■ WRITTEN TASK
The entries below contain pictures. Retype everything except those pictures, exactly as given.

■ PROVIDED MATERIAL
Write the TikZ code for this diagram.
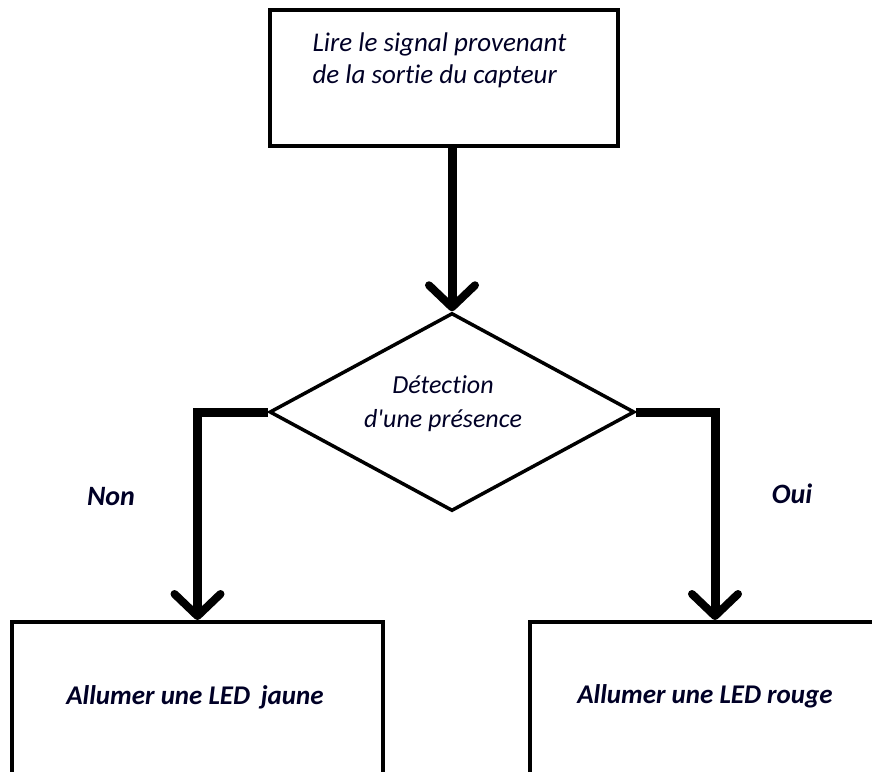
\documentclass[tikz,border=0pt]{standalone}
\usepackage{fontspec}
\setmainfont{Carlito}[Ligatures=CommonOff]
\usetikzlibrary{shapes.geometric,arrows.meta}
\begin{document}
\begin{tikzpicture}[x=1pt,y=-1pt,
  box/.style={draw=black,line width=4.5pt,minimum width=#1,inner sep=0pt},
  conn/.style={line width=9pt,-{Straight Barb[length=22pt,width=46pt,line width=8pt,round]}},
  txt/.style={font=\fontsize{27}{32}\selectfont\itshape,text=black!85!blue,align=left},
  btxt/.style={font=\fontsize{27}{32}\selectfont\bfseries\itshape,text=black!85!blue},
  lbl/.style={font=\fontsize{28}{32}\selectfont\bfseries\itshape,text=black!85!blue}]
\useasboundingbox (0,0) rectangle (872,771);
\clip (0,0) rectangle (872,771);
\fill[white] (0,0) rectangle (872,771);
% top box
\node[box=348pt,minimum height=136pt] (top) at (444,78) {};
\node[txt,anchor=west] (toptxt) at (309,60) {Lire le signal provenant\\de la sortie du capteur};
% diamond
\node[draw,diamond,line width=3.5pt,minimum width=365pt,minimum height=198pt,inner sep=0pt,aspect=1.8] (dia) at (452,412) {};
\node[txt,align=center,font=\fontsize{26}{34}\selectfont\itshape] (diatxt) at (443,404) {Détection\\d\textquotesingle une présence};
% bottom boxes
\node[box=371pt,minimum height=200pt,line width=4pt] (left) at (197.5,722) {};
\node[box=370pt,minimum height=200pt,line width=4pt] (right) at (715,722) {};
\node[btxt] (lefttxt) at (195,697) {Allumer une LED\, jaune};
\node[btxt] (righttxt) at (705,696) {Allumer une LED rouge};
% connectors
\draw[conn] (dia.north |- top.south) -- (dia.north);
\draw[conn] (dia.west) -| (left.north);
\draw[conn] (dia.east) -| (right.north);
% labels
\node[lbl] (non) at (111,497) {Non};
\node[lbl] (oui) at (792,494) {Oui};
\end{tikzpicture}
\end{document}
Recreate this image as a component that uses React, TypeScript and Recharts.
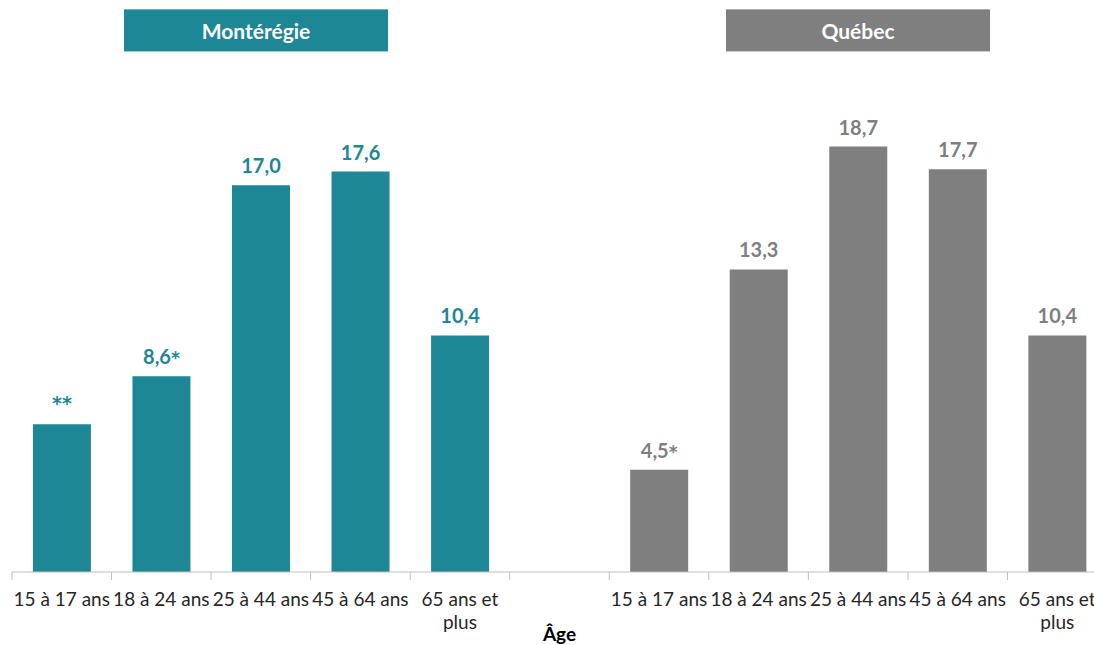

■ WRITTEN RESPONSE
Write the TikZ code for this diagram.
\documentclass[tikz,border=0pt]{standalone}
\usepackage{fontspec}
\setmainfont{Carlito}[Ligatures=CommonOff]
\usetikzlibrary{shapes.geometric,arrows.meta}
\begin{document}
\begin{tikzpicture}[x=1pt,y=-1pt,
  box/.style={draw=black,line width=4.5pt,minimum width=#1,inner sep=0pt},
  conn/.style={line width=9pt,-{Straight Barb[length=22pt,width=46pt,line width=8pt,round]}},
  txt/.style={font=\fontsize{27}{32}\selectfont\itshape,text=black!85!blue,align=left},
  btxt/.style={font=\fontsize{27}{32}\selectfont\bfseries\itshape,text=black!85!blue},
  lbl/.style={font=\fontsize{28}{32}\selectfont\bfseries\itshape,text=black!85!blue}]
\useasboundingbox (0,0) rectangle (872,771);
\clip (0,0) rectangle (872,771);
\fill[white] (0,0) rectangle (872,771);
% top box
\node[box=348pt,minimum height=136pt] (top) at (444,78) {};
\node[txt,anchor=west] (toptxt) at (309,60) {Lire le signal provenant\\de la sortie du capteur};
% diamond
\node[draw,diamond,line width=3.5pt,minimum width=365pt,minimum height=198pt,inner sep=0pt,aspect=1.8] (dia) at (452,412) {};
\node[txt,align=center,font=\fontsize{26}{34}\selectfont\itshape] (diatxt) at (443,404) {Détection\\d\textquotesingle une présence};
% bottom boxes
\node[box=371pt,minimum height=200pt,line width=4pt] (left) at (197.5,722) {};
\node[box=370pt,minimum height=200pt,line width=4pt] (right) at (715,722) {};
\node[btxt] (lefttxt) at (195,697) {Allumer une LED\, jaune};
\node[btxt] (righttxt) at (705,696) {Allumer une LED rouge};
% connectors
\draw[conn] (dia.north |- top.south) -- (dia.north);
\draw[conn] (dia.west) -| (left.north);
\draw[conn] (dia.east) -| (right.north);
% labels
\node[lbl] (non) at (111,497) {Non};
\node[lbl] (oui) at (792,494) {Oui};
\end{tikzpicture}
\end{document}
Recreate this image as a component that uses React, TypeScript and Recharts.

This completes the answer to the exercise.